Я бегу по улице Горького, прокладывая себе дорогу между людьми, спешащими навстречу. В такие минуты всегда преследовала мысль: а ведь они когда-то видели тот нашумевший фильм. Многие из них, вот сейчас спешащих навстречу, писали мне письма… А теперь у них другое увлечение, дела, события и радости. И для меня в их жизни уже нет места. Ах, как в такие минуты больно ощущать, что все проходит. Надо жить только будущим. Потому я не люблю «вчера». И, наверное, потому мне так тяжело продолжать это повествование тех бескалендарных лет…
Уже пять часов пополудни. Впереди еще семь часов жизни. В витрине овощного магазина увидела апельсины. И вмиг появилась цель! Как будто целый день только о них я и мечтала. Взяла сразу три килограмма — на всю жизнь! Это с войны. Кажется, что завтра уже апельсинов не будет. Иду и ем, на ходу сбрасывая очистки в урны. Апельсины переносят меня в жаркие страны, в которых никогда не была. Но их отлично заменяют видения Нового Афона. Там росли мандарины. И там снимали «итальянскую натуру» к фильму «Роман и Франческа». Такой невинный оранжевый фрукт вдруг опять принес тоску по кино.

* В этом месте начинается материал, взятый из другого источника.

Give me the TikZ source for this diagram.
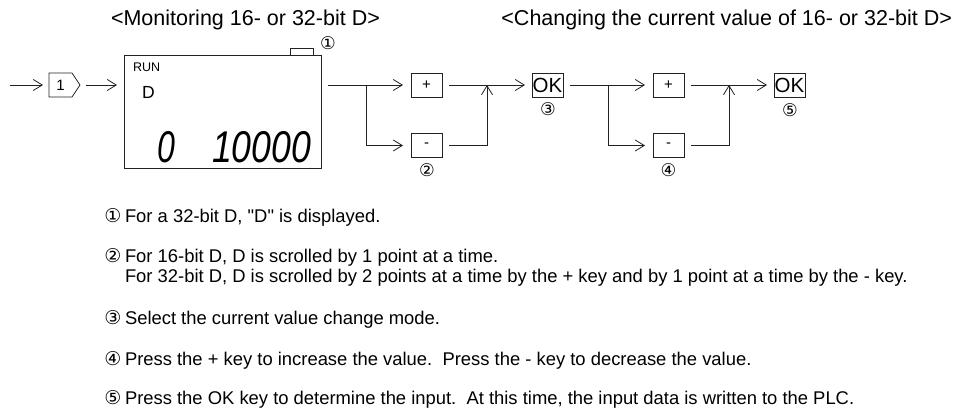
\documentclass[tikz,border=0pt]{standalone}
\usepackage{fontspec}
\setmainfont{Liberation Sans}
\newfontfamily\circfont{DejaVu Sans}
\usetikzlibrary{arrows.meta,calc}
\definecolor{ink}{HTML}{222222}
\begin{document}
\begin{tikzpicture}[x=1pt,y=-1pt,
  every node/.style={inner sep=0pt, outer sep=0pt, text=black},
  line/.style={draw=ink, line width=0.8pt},
  arr/.style={line, -{Straight Barb[length=9pt,width=11pt,line width=0.8pt]}},
  keybox/.style={line, minimum width=31pt, minimum height=24pt, font=\fontsize{15}{15}\selectfont},
  okbox/.style={line, minimum width=31pt, minimum height=24pt, font=\fontsize{20.5}{20.5}\selectfont},
  hd/.style={anchor=base west, font=\fontsize{21.5}{21.5}\selectfont},
  body/.style={anchor=base west, font=\fontsize{18.4}{20}\selectfont},
  circ/.style={font=\circfont\fontsize{17.5}{17.5}\selectfont},
  circb/.style={anchor=base, font=\circfont\fontsize{19}{19}\selectfont}
]
\useasboundingbox[fill=white] (0,0) rectangle (953,412);

% headers
\node[hd] (h1) at (111,25.5) {<Monitoring 16- or 32-bit D>};
\node[hd, anchor=base east] (h2) at (952,25.5) {<Changing the current value of 16- or 32-bit D>};

% key 1 (pentagon)
\node[minimum width=23pt, minimum height=24pt, font=\fontsize{15}{15}\selectfont] (k1) at (60.5,85) {1};
\draw[line] (k1.north west) -- (k1.north east) -- ($(k1.east)+(8,0)$) coordinate (k1tip) -- (k1.south east) -- (k1.south west) -- cycle;

% LCD
\node[line, minimum width=197pt, minimum height=113pt] (lcd) at (222.5,111.5) {};
\node[anchor=base west, font=\fontsize{12.5}{12.5}\selectfont] (run) at (133,72) {RUN};
\node[anchor=base west, font=\fontsize{17.5}{17.5}\selectfont] (dl) at (142,99) {D};
\node[anchor=base west] (dg1) at (157,162) {\scalebox{0.72}[1]{\fontsize{44.5}{44.5}\selectfont\itshape 0}};
\node[anchor=base east] (dg2) at (311,162) {\scalebox{0.8}[1]{\fontsize{44.5}{44.5}\selectfont\itshape 10000}};
\draw[line] (290,55) -- (290,48) -- (313,48) -- (313,55);
\node[circ] (c1) at (328,43) {①};

% keys
\node[keybox] (p1) at (426.5,85) {+};
\node[keybox] (m1) at (426.5,145.5) {-};
\node[okbox] (ok1) at (547.5,85) {OK};
\node[keybox] (p2) at (668.5,85) {+};
\node[keybox] (m2) at (668.5,145.5) {-};
\node[okbox] (ok2) at (789.5,85) {OK};
\node[circ] (c2) at (427,170) {②};
\node[circ] (c3) at (548,109.5) {③};
\node[circ] (c4) at (668.5,170) {④};
\node[circ] (c5) at (790,110) {⑤};

% connectors
\coordinate (s0) at (10,85);
\coordinate (b1) at (366,85);
\coordinate (j1) at (487,85);
\coordinate (b2) at (608,85);
\coordinate (j2) at (729,85);
\draw[arr, shorten >=6pt] (s0) -- (k1.west);
\draw[arr, shorten <=6pt, shorten >=7pt] (k1tip) -- (k1tip -| lcd.west);
\draw[line, shorten <=7pt] (lcd.east |- b1) -- (b1);
\draw[arr, shorten >=8pt] (b1) -- (p1.west);
\draw[arr, shorten >=8pt] (b1) |- (m1.west);
\draw[line, shorten <=7pt] (p1.east) -- (j1);
\draw[arr, shorten <=7pt] (m1.east) -| (j1);
\draw[arr, shorten >=7pt] (j1) -- (ok1.west);
\draw[line, shorten <=7pt] (ok1.east) -- (b2);
\draw[arr, shorten >=8pt] (b2) -- (p2.west);
\draw[arr, shorten >=8pt] (b2) |- (m2.west);
\draw[line, shorten <=7pt] (p2.east) -- (j2);
\draw[arr, shorten <=7pt] (m2.east) -| (j2);
\draw[arr, shorten >=7pt] (j2) -- (ok2.west);

% notes
\node[circb] (n1c) at (113,222) {①};
\node[body] (n1) at (125,222) {For a 32-bit D, \textquotedbl D\textquotedbl{} is displayed.};
\node[circb] (n2c) at (113,262) {②};
\node[body] (n2) at (125,262) {For 16-bit D, D is scrolled by 1 point at a time.};
\node[body] (n2b) at (125,282) {For 32-bit D, D is scrolled by 2 points at a time by the + key and by 1 point at a time by the - key.};
\node[circb] (n3c) at (113,324) {③};
\node[body] (n3) at (125,324) {Select the current value change mode.};
\node[circb] (n4c) at (113,365) {④};
\node[body] (n4) at (125,365) {Press the + key to increase the value.\ \ Press the - key to decrease the value.};
\node[circb] (n5c) at (113,404) {⑤};
\node[body] (n5) at (125,404) {Press the OK key to determine the input.\ \ At this time, the input data is written to the PLC.};
\end{tikzpicture}
\end{document}
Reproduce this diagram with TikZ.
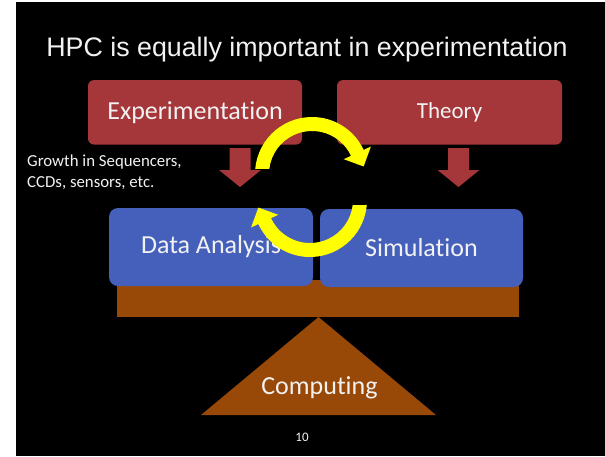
\documentclass[tikz,border=0pt]{standalone}
\usepackage{fontspec}
\setmainfont{Carlito}[Ligatures=NoCommon]
\newfontfamily\titlefont{Liberation Sans}
\usetikzlibrary{calc}
\definecolor{boxred}{HTML}{A5373A}
\definecolor{boxblue}{HTML}{4560BB}
\definecolor{beamcol}{HTML}{984807}
\definecolor{txt}{HTML}{F2F2F2}
\definecolor{cycyellow}{HTML}{FFFF00}
\begin{document}
\begin{tikzpicture}[x=1pt,y=-1pt,
  redbox/.style={fill=boxred, rounded corners=6pt, inner sep=0pt, text=txt, minimum height=64.5pt},
  bluebox/.style={fill=boxblue, rounded corners=9pt, inner sep=0pt, text=txt, minimum height=78pt, font=\fontsize{26}{30}\selectfont},
  blockarrow/.style={fill=boxred},
  cyclearrow/.style={fill=cycyellow},
  plain/.style={inner sep=0pt, text=txt}]
\useasboundingbox (0,0) rectangle (605,456);
\fill[white] (0,0) rectangle (605,456);
\fill[black] (16,2) rectangle (605,456);

% title
\node[plain, font=\titlefont\fontsize{26.8}{30}\selectfont] (title) at (307,50) {HPC is equally important in experimentation};

% beam and fulcrum
\fill[beamcol] (117,280) rectangle (519,317);
\coordinate (apex) at (318.5,317);
\fill[beamcol] (apex) -- (436,415) -- (201,415) -- cycle;
\node[plain, font=\fontsize{26}{30}\selectfont] (comp) at (319.5,388) {Computing};

% blue boxes
\node[bluebox, minimum width=204pt] (data) at (211,247) {Data Analysis};
\node[bluebox, minimum width=203pt] (sim) at (421.5,248) {Simulation};

% red boxes
\node[redbox, minimum width=214pt, font=\fontsize{26}{30}\selectfont] (exp) at (195,112.3) {Experimentation};
\node[redbox, minimum width=225pt, font=\fontsize{23}{27}\selectfont] (theory) at (449.5,112.3) {Theory};

% red block arrows
\coordinate (la) at (240,148);
\coordinate (ra) at (458.5,148);
\foreach \c in {la,ra}{
  \fill[blockarrow] ($(\c)+(-10.5,0)$) -- ($(\c)+(10.5,0)$) -- ($(\c)+(10.5,22)$) -- ($(\c)+(21,22)$)
    -- ($(\c)+(0,39)$) -- ($(\c)+(-21,22)$) -- ($(\c)+(-10.5,22)$) -- cycle;
}

% side note
\node[plain, anchor=north west, align=left, font=\fontsize{16.8}{21}\selectfont] (note) at (27,155) {Growth in Sequencers,\\CCDs, sensors, etc.};

% page number
\node[plain, font=\fontsize{13}{15}\selectfont] (pg) at (302,437) {10};

% yellow cycle arrows
\coordinate (c1) at (312,174);
\coordinate (c2) at (310,200);
\fill[cyclearrow] ($(c1)+(185:57)$) arc[start angle=185,end angle=335,radius=57]
  -- ($(c1)+(335:65)$) -- ($(c1)+(335:50)+(65:15)$) -- ($(c1)+(335:35)$)
  -- ($(c1)+(335:43)$) arc[start angle=335,end angle=187,radius=43] -- cycle;
\fill[cyclearrow] ($(c2)+(5:57)$) arc[start angle=5,end angle=155,radius=57]
  -- ($(c2)+(155:65)$) -- ($(c2)+(155:50)+(245:15)$) -- ($(c2)+(155:35)$)
  -- ($(c2)+(155:43)$) arc[start angle=155,end angle=7,radius=43] -- cycle;
\end{tikzpicture}
\end{document}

Висят афиши нового фильма. Его обязательно посмотрю. Есть талантливые люди, которые, как точный прибор, своим творчеством определяют, мне кажется, пульс времени. К ним стремишься. К ним зависть самая белая. К ним завистливая боль от восторга. Они, сами того не зная, меня поддерживали. Они не давали мне отстать от жизни. С ними я проигрывала экранные роли. Спорила в одиночку. Задавала себе от их лица вопросы. И сама, ставя себе преграды, получала пространный ответ. Сама себе ставила оценки за ответы. Незаметно порой выстраивались свои теории, которые и в слова-то не облечешь. Как важен пример, как важен. У меня постоянно присутствовала потребность преклоняться перед талантом. Особенно остро я ощущала эту потребность, когда намечался избыток внутренних сил. Тогда, ломая себя, я отдавала эту силу талантливым людям, порой тем, с которыми так и не пришлось близко познакомиться, чтобы сказать: «Знаете, что вы в моей жизни?»…
— Никто не звонил?
— Нет, я недавно пришла, мамочка, наверное, звонили, — и в Машином тоне я слышу извинительные нотки. Ребенок, а все понимает. Читать нет настроения. А читать для того, чтобы быть на волне… Я уже не стыдилась сказать: «Нет, не читала, не видела, не знаю». Как вспомнишь: «Ах, это шедевр!», «Только не начинайте с отпетых вещей!», «Ну, это совсем тривиально!», «Вы не читали? Ну это же конец света!» — аж мороз по коже! С этим этапом дешевой полусветской показухи покончено. Вранья меньше. Но жить по правде еще трудней. Спрашивается: как жить?
Звонок. Обе бежим к телефону. Берет трубку Маша: я ведь не стремлюсь к разговорам, я ведь смертельно устала от предложений, от ролей, от концертов. Это играется в доме как отработанный аттракцион.
— Алло, кого? А куда вы звоните? Нет, это не тот номер…
Обе расходимся. Она к телевизору, я в свою комнату. Долго стою у окна. Дом напротив растет не по дням, а по часам. Скоро его увидишь, лежа в постели. Проснешься утром, а домик тебе: «Шлю вам привет, люблю балет». Ах, балет, балет… В те годы я не пропускала ни одного балета. «Кармен-сюиту» смотрела пятнадцать раз. Пластинку Бизе-Щедрина приобрела, как только она появилась. Эти праздничные балетные вечера как искры вспыхивают в памяти, как детские праздники в Новый год. Именно детские, когда все впереди, нет никакой грусти и никаких невзгод. Когда на сцене талант, он отдает тебе частицу себя и заполняет именно те места, которые болят и ждут помощи. И потому идешь наполненная, счастливая и свободная — как ребенок!